Historian Bevis Hillier defined Art Deco as "an assertively modern style (that) ran to symmetry rather than asymmetry, and to the rectilinear rather than the curvilinear; it responded to the demands of the machine and of new material (and) the requirements of mass production."
Modern aviation, electric lighting, the radio, oceanliners and skyscrapers were all sources of inspiration; however it was not only strictly modernist developments that drove the aesthetics of Art Deco. The visual style itself is based on mathematical and geometric shapes, some of these being influenced by so-called 'primitive' arts from Africa, the Middle East, Ancient Egypt, Aztec Mexico and also some Greek and Roman art. As travel became popular, African safaris became a trend and animal skins, ivory, mother of pearl and tortoiseshell began to appear in the home. After the discovery of Tutankhamen's tomb, Egyptian visual motifs adorned everything.

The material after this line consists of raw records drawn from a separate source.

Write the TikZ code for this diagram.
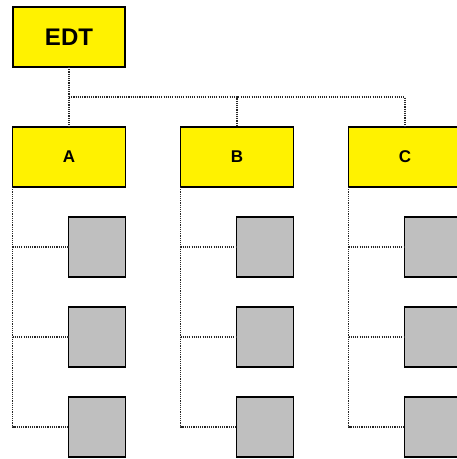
\documentclass[tikz,border=0pt]{standalone}
\usepackage{fontspec}
\setmainfont{Liberation Sans}
\usetikzlibrary{positioning}

\begin{document}
\begin{tikzpicture}[x=1pt,y=1pt,
  box/.style={rectangle,draw=black,line width=1.3pt,inner sep=0pt,outer sep=0pt},
  top node/.style={box,fill=yellow,minimum width=112pt,minimum height=60pt,font=\bfseries\fontsize{24}{24}\selectfont},
  main node/.style={box,fill=yellow,minimum width=113pt,minimum height=60pt,font=\bfseries\fontsize{17}{17}\selectfont},
  leaf/.style={box,fill=black!25,minimum width=57pt,minimum height=60pt},
  link/.style={draw=black!85,line width=1.1pt,dash pattern=on 1.1pt off 1.1pt}]

 \useasboundingbox (0,0) rectangle (457,-459);
 \clip (0,0) rectangle (457,-459);

 \node[top node] (EDT) at (69,-37) {EDT};
 \node[main node] (A) [below=60pt of EDT] {A};
 \node[main node] (B) [right=55pt of A] {B};
 \node[main node] (C) [right=55pt of B] {C};

 \node[leaf] (a1) [below left=30pt and 0pt of A.south east] {};
 \node[leaf] (a2) [below=30pt of a1] {};
 \node[leaf] (a3) [below=30pt of a2] {};
 \node[leaf] (b1) [below left=30pt and 0pt of B.south east] {};
 \node[leaf] (b2) [below=30pt of b1] {};
 \node[leaf] (b3) [below=30pt of b2] {};
 \node[leaf] (c1) [below left=30pt and 0pt of C.south east] {};
 \node[leaf] (c2) [below=30pt of c1] {};
 \node[leaf] (c3) [below=30pt of c2] {};

 \coordinate[below=30pt of EDT.south] (bus);

 % top level
 \draw[link] (EDT) -- (A);
 \draw[link] (bus) -| (B);
 \draw[link] (bus) -| (C);

 % work packages
 \draw[link] (A.south west) |- (a3);
 \draw[link] (A.south west |- a1) -- (a1);
 \draw[link] (A.south west |- a2) -- (a2);
 \draw[link] (B.south west) |- (b3);
 \draw[link] (B.south west |- b1) -- (b1);
 \draw[link] (B.south west |- b2) -- (b2);
 \draw[link] (C.south west) |- (c3);
 \draw[link] (C.south west |- c1) -- (c1);
 \draw[link] (C.south west |- c2) -- (c2);

\end{tikzpicture}
\end{document}
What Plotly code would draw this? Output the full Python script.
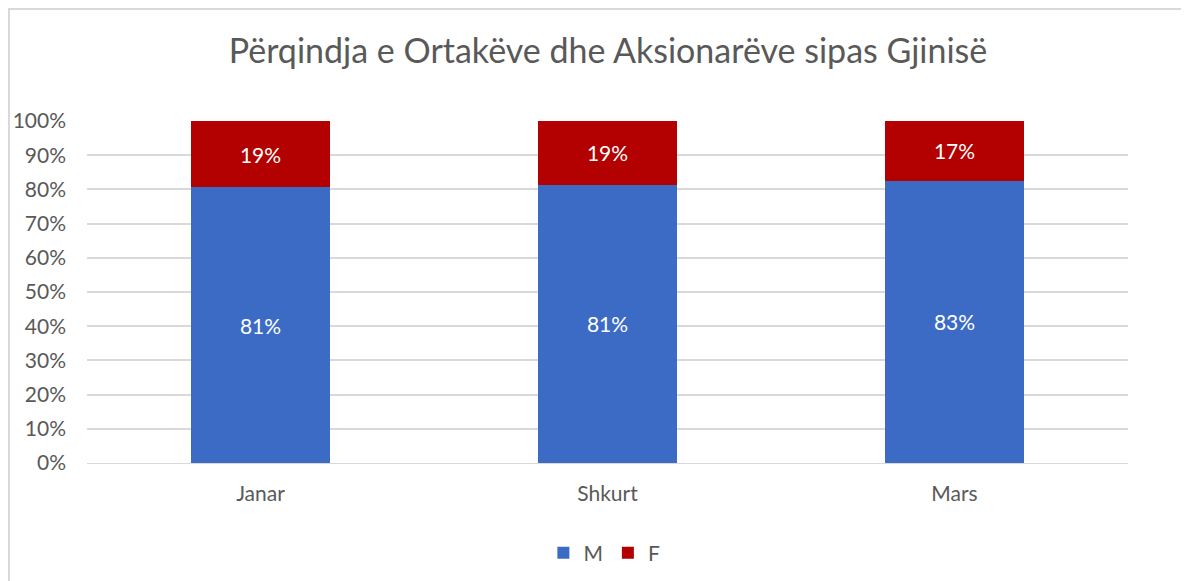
import plotly.graph_objects as go

categories = ["Janar", "Shkurt", "Mars"]
m_values = [80.7, 81.3, 82.6]
f_values = [19.3, 18.7, 17.4]
y_ticks = [0, 10, 20, 30, 40, 50, 60, 70, 80, 90, 100]
y_tick_labels = [f"{v}%" for v in y_ticks]

FONT = "Lato, 'Open Sans', sans-serif"
GREY = "#595959"

fig = go.Figure()
fig.add_trace(go.Bar(
    name="M", x=categories, y=m_values, marker_color="#3C6BC6",
    texttemplate="%{y:.0f}%", textposition="inside", insidetextanchor="middle",
    textfont=dict(color="white", size=21, family=FONT), width=0.4,
    marker_line_width=0,
))
fig.add_trace(go.Bar(
    name="F", x=categories, y=f_values, marker_color="#B30000",
    texttemplate="%{y:.0f}%", textposition="inside", insidetextanchor="middle",
    textfont=dict(color="white", size=21, family=FONT), width=0.4,
    marker_line_width=0,
))

W, H = 1189, 581
L, T, R, B = 79, 113, 69, 126
PW, PH = W - L - R, H - T - B

fig.update_layout(
    barmode="stack",
    width=W, height=H,
    margin=dict(l=L, r=R, t=T, b=B, autoexpand=False),
    paper_bgcolor="white", plot_bgcolor="white",
    font=dict(family=FONT, color=GREY, size=21),
    title=dict(text="Përqindja e Ortakëve dhe Aksionarëve sipas Gjinisë",
               x=(608 - 8) / W, xanchor="center", y=1 - 43 / H, yanchor="middle",
               font=dict(size=34, color=GREY, family=FONT)),
    legend=dict(orientation="h", x=0.497, xanchor="center", y=(455 - 545) / PH, yanchor="middle",
                font=dict(size=21, color=GREY), itemwidth=30, traceorder="normal"),
    shapes=[dict(type="rect", xref="paper", yref="paper",
                 x0=(1 - L) / PW, x1=1.3, y0=-0.6, y1=1 + (T - 1) / PH,
                 line=dict(color="#d9d9d9", width=2), fillcolor="rgba(0,0,0,0)",
                 layer="below")],
)
fig.update_xaxes(showgrid=False, showline=True, linecolor="#d9d9d9", linewidth=1,
                 tickfont=dict(size=21, color=GREY), ticks="", ticklabelstandoff=12,
                 automargin=False)
fig.update_yaxes(range=[0, 100], tickvals=y_ticks, ticktext=y_tick_labels,
                 showgrid=True, gridcolor="#d9d9d9", gridwidth=1.5,
                 zeroline=False, showline=False, automargin=False,
                 tickfont=dict(size=21, color=GREY), ticklabelstandoff=20)

fig.write_html("out.html")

The movement was an opulent style in reaction to the forced austerity of the First World War, and it made use of new materials such as aluminium, lacquered and inlaid wood as well as trapezoidal, zigzagged and jumbled forms. It was influenced by other movements such as decorative Cubism and Futurism. Some of the finest surviving examples of Art Deco can be found in Cuba, particularly in Havana. Another example would be Brazil, in Goiania and cities like Cipo, Irai and Rio de Janerio, and also Copacabana. South Beach in Miami Beach, Florida, has the largest collection of Art Deco architecture remaining in North America. Finally, the Empire State Building is perhaps the most prominent example of Art Deco architecture, designed by William Lamb in just two weeks. He used earlier designs for the Reynolds Building in North Carolina and the Carew Tower in Cincinnati, Ohio, as a basis. The building was designed from the top down and, even today, is a prolific building and a reminder of the changes to modernist art that Art Deco, Art Nouveau and the Vienna Secession brought about.